None of this happens with 1-process FSM (in which, by definition, you can decode only one state, the _registered_ state).

@eteam00, @gszakacs, @rcingham

I'd like to add a little twist to this very helpful and stimulating thread.

For Moore fsm it is a matter of style and taste whether one used one or two processes. Technically they can be expressed as one sequential process.

For Mealy fsm's it is different, one technically needs at least two processes because the combinatoric path from input to output can't be in the sequential process which describes the state register. In that case I found it better to have next state and output logic in the combinatorial process because this way all the logic is in one place.

And there can be, imho, good reasons for a Mealy fsm. For example when a larger fsm is broken up into several tightly coupled smaller ones because the overall state can somehow be factored into several parts. One can express this either as several Moore fsm with an additional combinatorial logic, or as several Mealy fsm.
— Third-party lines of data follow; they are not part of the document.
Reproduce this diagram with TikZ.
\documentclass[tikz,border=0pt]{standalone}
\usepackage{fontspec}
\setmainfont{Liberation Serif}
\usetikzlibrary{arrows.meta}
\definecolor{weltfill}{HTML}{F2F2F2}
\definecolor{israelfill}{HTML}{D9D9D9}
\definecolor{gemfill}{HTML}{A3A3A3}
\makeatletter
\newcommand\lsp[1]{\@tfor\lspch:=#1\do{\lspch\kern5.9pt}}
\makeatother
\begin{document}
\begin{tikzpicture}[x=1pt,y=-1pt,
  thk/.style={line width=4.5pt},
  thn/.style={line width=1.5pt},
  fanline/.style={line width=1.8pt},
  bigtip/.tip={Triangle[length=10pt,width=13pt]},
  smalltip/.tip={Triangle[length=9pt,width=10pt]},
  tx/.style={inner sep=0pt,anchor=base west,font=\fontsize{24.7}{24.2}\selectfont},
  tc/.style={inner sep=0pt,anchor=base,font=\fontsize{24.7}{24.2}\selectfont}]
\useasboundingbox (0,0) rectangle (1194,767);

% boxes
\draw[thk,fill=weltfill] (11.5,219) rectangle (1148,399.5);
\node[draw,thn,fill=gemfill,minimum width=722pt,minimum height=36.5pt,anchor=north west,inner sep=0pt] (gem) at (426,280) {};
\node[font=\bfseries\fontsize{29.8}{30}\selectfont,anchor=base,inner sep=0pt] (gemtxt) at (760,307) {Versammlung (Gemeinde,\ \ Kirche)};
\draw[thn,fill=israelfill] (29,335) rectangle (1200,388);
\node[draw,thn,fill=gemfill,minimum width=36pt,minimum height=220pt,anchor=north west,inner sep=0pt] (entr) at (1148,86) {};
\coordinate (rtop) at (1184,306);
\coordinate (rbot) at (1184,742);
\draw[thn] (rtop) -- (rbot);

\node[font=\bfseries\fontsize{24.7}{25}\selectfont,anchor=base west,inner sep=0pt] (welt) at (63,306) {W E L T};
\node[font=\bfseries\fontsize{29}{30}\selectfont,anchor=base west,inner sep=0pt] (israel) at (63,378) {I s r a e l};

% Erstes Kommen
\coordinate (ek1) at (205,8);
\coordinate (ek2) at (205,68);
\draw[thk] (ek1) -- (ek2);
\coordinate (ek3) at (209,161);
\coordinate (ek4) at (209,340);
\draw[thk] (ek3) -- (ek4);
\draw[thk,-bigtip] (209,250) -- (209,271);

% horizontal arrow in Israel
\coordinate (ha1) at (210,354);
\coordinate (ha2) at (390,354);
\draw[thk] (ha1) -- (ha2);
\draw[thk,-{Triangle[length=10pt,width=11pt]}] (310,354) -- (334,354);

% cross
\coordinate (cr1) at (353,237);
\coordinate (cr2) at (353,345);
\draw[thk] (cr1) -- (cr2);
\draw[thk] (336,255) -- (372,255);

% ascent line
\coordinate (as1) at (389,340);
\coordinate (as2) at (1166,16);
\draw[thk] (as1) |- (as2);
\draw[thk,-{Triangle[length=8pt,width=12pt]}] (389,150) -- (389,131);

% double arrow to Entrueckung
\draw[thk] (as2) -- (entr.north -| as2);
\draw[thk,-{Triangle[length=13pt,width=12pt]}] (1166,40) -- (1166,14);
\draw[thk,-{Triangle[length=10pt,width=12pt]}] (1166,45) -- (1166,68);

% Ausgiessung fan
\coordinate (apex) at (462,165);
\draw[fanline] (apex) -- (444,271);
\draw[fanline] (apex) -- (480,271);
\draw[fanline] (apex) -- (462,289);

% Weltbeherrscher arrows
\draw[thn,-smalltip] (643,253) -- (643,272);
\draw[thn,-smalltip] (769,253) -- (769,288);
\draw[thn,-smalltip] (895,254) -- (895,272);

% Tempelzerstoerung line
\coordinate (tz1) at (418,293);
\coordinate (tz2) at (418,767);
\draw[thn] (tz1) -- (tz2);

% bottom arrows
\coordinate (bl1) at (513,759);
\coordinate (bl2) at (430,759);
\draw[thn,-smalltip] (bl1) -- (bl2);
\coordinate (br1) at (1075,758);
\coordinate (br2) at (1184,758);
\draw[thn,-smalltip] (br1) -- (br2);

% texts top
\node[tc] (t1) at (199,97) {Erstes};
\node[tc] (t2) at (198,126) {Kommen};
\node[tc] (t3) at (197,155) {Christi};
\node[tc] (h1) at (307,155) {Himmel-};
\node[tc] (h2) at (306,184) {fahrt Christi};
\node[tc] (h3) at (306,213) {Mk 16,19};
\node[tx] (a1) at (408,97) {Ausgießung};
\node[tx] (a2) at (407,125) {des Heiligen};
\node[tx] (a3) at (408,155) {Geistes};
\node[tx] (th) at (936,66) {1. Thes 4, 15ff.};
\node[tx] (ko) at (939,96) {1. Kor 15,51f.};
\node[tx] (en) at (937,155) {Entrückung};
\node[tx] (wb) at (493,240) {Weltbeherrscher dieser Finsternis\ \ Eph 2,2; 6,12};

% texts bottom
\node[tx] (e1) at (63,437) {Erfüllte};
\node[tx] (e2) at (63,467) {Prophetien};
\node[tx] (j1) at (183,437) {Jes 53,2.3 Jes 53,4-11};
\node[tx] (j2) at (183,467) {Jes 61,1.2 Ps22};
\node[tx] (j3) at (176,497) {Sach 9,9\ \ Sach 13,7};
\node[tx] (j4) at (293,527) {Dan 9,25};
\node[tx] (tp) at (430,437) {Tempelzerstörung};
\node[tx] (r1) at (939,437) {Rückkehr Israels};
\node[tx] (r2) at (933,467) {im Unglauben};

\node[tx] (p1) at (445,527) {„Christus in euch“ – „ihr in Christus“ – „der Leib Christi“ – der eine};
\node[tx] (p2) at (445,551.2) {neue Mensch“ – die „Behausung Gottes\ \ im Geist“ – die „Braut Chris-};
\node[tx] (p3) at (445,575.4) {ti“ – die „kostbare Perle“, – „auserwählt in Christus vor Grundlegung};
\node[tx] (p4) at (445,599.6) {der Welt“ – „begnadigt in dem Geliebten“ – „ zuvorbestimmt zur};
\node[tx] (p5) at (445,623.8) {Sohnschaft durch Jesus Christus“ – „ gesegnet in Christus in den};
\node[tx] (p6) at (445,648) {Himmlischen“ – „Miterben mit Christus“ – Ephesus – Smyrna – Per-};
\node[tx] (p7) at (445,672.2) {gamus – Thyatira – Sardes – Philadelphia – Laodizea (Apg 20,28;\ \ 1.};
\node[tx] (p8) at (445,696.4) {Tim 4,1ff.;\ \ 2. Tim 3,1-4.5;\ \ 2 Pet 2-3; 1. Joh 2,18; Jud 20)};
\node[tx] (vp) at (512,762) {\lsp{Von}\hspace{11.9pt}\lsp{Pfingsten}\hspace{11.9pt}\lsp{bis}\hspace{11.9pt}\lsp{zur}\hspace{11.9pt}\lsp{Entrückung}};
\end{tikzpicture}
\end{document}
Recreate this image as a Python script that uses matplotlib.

I found the second approach gave clearer and denser code, but that of course depends much on the structure of the problem.

Am I the only person who treats state machines as little programs? The state variable is a program counter of sorts. I've written thousands of them by now, and I can't tell you if any were Mealy, Moore, Sneezy, Bashful, Sleepy, Grumpy or Doc style. Sometimes they're Dopey, but eventually I find the bug. ;-)

I first write them out as pseudocode on paper, and then convert directly to a single process state machine. They compile quickly and generally run at the limits of the FPGA's speed. Forcing them to meet some sort of precise definition or splitting it into combinational and sequential sections is just an unnecessary complication. Maybe the synthesis tools required that at one point, and the style get perpetuated for some reason?